Suppliers’ reluctance to take on new customers and the struggles of brokers and intermediaries to secure the quantities of quotes for their clients that they have been used to are sign posts of where the business energy sector could be heading. With businesses potentially struggling to get credit insurance, which limits business risk, increasing supplier concerns.

Robert Buckley, Head of Relationship Development at Cornwall Insight said: “Business energy prices have climbed considerably in the past 15 months, and they stand on the verge of another significant steep uplift when new contracts come in to place for the period from 1 October 2022.

“Logic dictates that there can only be so long that so many businesses can pay so much more for their energy without knock-on consequences for themselves, their suppliers, and the wider economy, and if we at Cornwall Insight are correct there will be no return to 2020-21 wholesale prices before 2030. Despite this, in contrast to households, there has been strikingly little said about the affordability of business energy bills.

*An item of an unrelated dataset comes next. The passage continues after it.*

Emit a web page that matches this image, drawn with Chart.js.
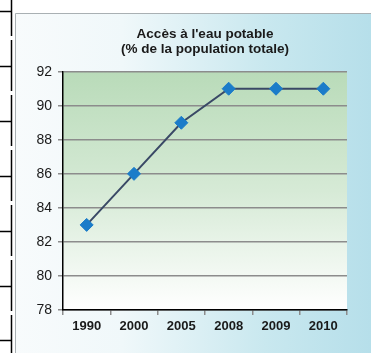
<!DOCTYPE html>
<html>
<head>
<meta charset="utf-8">
<script src="https://cdn.jsdelivr.net/npm/chart.js@4"></script>
<style>
  html, body { margin: 0; padding: 0; background: #fff; }
  #wrap { width: 371px; height: 353px; }
</style>
</head>
<body>
<div id="wrap"><canvas id="eau" width="371" height="353"></canvas></div>
<script>
// données
const annees = ["1990", "2000", "2005", "2008", "2009", "2010"];
const acces = [83, 86, 89, 91, 91, 91];
const titre = ["Accès à l'eau potable", "(% de la population totale)"];
const yMin = 78, yMax = 92, yPas = 2;

Chart.defaults.font.family = "'Liberation Sans', Arial, sans-serif";
Chart.defaults.color = "#1a1a1a";

// fond de page, cadre et zone de tracé dégradée
const fond = {
    id: "fond",
    beforeDraw(chart) {
        const ctx = chart.ctx, a = chart.chartArea;
        const W = chart.width, H = chart.height;
        ctx.save();
        ctx.fillStyle = "#fff";
        ctx.fillRect(0, 0, W, H);

        // bord du tableau à gauche
        ctx.strokeStyle = "#000";
        ctx.lineWidth = 1.5;
        ctx.beginPath();
        const lignes = [11, 66, 121, 176, 231, 286, 340];
        lignes.forEach(y => {
            ctx.moveTo(0, y + 0.5); ctx.lineTo(11.5, y + 0.5);
        });
        // trait vertical avec petites coupures
        let y0 = 0;
        lignes.forEach(y => {
            ctx.moveTo(11.5, y0); ctx.lineTo(11.5, y + 25);
            y0 = y + 29;
        });
        ctx.moveTo(11.5, y0); ctx.lineTo(11.5, H);
        ctx.stroke();

        // panneau
        const g = ctx.createLinearGradient(15, 0, W, 0);
        g.addColorStop(0, "#f8fbfc");
        g.addColorStop(0.3, "#f0f8fa");
        g.addColorStop(0.7, "#c9e8ef");
        g.addColorStop(1, "#b6dfea");
        ctx.fillStyle = g;
        ctx.fillRect(15, 13, W - 15, H - 13);
        ctx.strokeStyle = "#a9b0b3";
        ctx.lineWidth = 1;
        ctx.beginPath();
        ctx.moveTo(15.5, H); ctx.lineTo(15.5, 13.5); ctx.lineTo(W, 13.5);
        ctx.stroke();

        // zone de tracé
        const v = ctx.createLinearGradient(0, a.top, 0, a.bottom);
        v.addColorStop(0, "#b9dbb9");
        v.addColorStop(0.5, "#d6ead6");
        v.addColorStop(1, "#ffffff");
        ctx.fillStyle = v;
        ctx.fillRect(a.left, a.top, a.right - a.left, a.bottom - a.top);
        ctx.restore();
    }
};

new Chart(document.getElementById("eau"), {
    type: "line",
    data: {
        labels: annees,
        datasets: [{
            label: "Accès",
            data: acces,
            borderColor: "#3a4966",
            borderWidth: 2,
            tension: 0,
            pointStyle: "rectRot",
            pointRadius: 6.5,
            pointBackgroundColor: "#1b7cc9",
            pointBorderColor: "#1b7cc9",
            pointBorderWidth: 1
        }]
    },
    options: {
        responsive: false,
        animation: false,
        layout: { padding: { left: 15, right: 24, top: 27, bottom: 13 } },
        plugins: {
            legend: { display: false },
            tooltip: { enabled: false },
            title: {
                display: true,
                text: titre,
                fullSize: false,
                color: "#1a1a1a",
                font: { size: 13.5, weight: "bold", lineHeight: 1.1 },
                padding: { top: 0, bottom: 15 }
            }
        },
        scales: {
            x: {
                offset: true,
                grid: {
                    offset: true,
                    color: c => c.index === annees.length ? "#8c8c8c" : "rgba(0,0,0,0)",
                    lineWidth: 1.5,
                    tickColor: "#8c8c8c",
                    tickLength: 5
                },
                border: { color: "#000", width: 1.5 },
                ticks: { font: { size: 13, weight: "bold" }, color: "#1a1a1a", padding: 4 },
                afterFit: s => { s.height = 30; }
            },
            y: {
                min: yMin,
                max: yMax,
                grid: { color: "#8c8c8c", lineWidth: 1.5, tickLength: 5 },
                border: { color: "#000", width: 1.5 },
                ticks: { stepSize: yPas, font: { size: 14 }, color: "#1a1a1a", padding: 6 },
                afterFit: s => { s.width = 48; }
            }
        }
    },
    plugins: [fond]
});
</script>
</body>
</html>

“We must think much harder about what this energy crisis is doing to business. This is not only to ensure we don’t see loss of output, but so we don’t see companies with heritage, roots in their communities and otherwise good prospects washed away. Such an outcome would have consequential impacts on real people and families not just company balance sheets and GDP statistics. Yet the level of action by government is surprisingly small given their wider economic agenda could be at stake.

“We are simply not having the essential conversations in Great Britain on relief for, or of, structured energy savings from businesses. We must ask ourselves whether we should be following the example of countries such as Germany, who are talking about the potential for rationing energy and taking energy savings measures now.

“But what else can be done? Opening a scheme where businesses could get paid to not use energy at peak times would be a start. After all we know what triggers winter demand peaks even if we do not know exactly when they will occur. Not only could such a scheme properly value demand response but there would be significant carbon savings too as fossil fuel generation would not need to run.”